*Task data*:
# # # # # # #
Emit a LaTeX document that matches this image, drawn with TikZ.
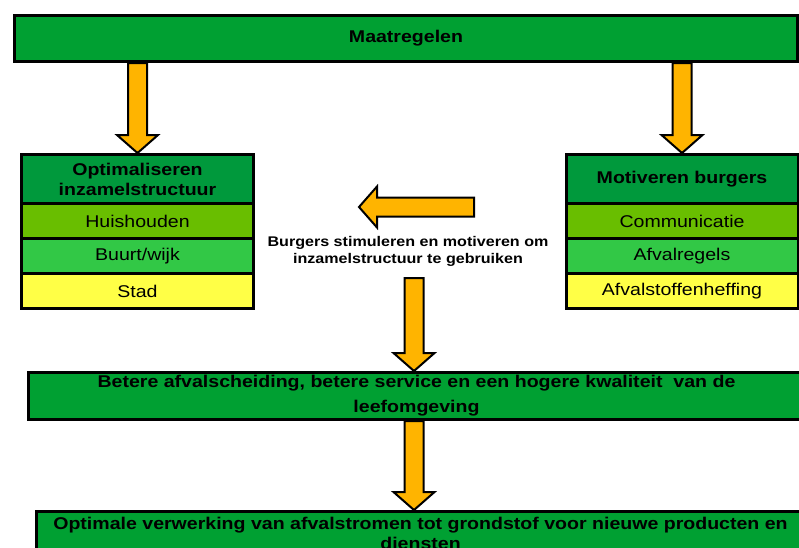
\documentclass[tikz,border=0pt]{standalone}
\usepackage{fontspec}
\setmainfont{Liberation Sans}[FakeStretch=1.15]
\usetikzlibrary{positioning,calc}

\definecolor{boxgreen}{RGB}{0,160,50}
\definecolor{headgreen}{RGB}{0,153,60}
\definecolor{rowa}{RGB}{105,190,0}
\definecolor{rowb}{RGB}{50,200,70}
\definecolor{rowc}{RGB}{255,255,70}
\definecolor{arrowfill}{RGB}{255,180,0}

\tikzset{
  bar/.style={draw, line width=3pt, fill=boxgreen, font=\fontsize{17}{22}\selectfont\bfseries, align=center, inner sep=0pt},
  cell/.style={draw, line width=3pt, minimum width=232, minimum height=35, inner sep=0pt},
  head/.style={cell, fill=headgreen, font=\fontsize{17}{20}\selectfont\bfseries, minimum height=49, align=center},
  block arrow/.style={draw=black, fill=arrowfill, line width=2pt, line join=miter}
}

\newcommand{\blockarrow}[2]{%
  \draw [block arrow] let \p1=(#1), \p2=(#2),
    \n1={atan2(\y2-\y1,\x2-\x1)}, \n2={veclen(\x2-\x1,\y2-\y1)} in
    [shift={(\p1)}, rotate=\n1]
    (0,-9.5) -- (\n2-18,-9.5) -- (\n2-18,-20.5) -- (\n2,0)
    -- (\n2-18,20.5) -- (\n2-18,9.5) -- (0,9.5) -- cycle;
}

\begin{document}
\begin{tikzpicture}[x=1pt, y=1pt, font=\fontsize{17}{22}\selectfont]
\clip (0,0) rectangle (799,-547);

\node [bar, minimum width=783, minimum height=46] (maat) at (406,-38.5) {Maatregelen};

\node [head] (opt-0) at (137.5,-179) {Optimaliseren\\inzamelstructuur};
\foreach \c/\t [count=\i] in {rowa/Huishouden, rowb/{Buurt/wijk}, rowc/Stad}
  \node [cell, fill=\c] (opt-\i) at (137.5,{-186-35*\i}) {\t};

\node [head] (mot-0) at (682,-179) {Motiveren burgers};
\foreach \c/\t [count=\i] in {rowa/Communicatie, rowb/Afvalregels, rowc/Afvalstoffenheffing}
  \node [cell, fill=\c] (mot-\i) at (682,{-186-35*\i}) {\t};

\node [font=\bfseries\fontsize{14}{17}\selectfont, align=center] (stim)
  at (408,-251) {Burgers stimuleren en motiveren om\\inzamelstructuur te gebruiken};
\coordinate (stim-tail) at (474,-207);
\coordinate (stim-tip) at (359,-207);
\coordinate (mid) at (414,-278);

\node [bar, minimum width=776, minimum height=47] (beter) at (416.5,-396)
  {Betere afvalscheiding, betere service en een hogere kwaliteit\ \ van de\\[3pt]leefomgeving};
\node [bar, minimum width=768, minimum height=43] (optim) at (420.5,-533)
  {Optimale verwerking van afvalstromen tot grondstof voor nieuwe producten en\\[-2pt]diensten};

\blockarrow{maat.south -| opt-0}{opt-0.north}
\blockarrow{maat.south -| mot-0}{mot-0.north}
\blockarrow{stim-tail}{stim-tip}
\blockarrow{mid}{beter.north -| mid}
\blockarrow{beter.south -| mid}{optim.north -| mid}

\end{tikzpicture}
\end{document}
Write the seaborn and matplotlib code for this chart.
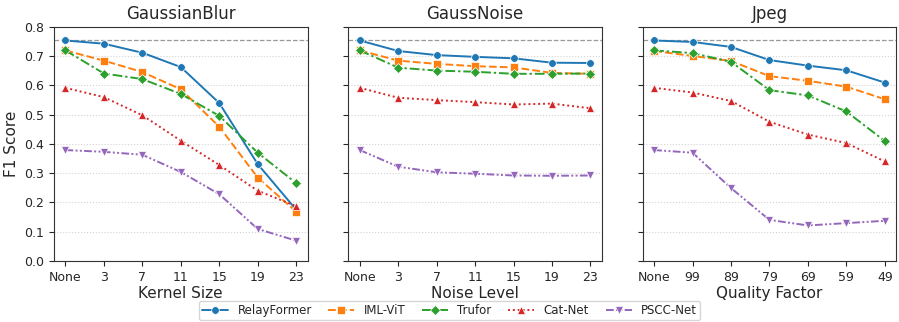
# # # # # # #
*Instructions to follow*: Select the lines that carry the string "this" and copy them.

*Exercise answer*:
Emit a LaTeX document that matches this image, drawn with TikZ.
Write the seaborn and matplotlib code for this chart.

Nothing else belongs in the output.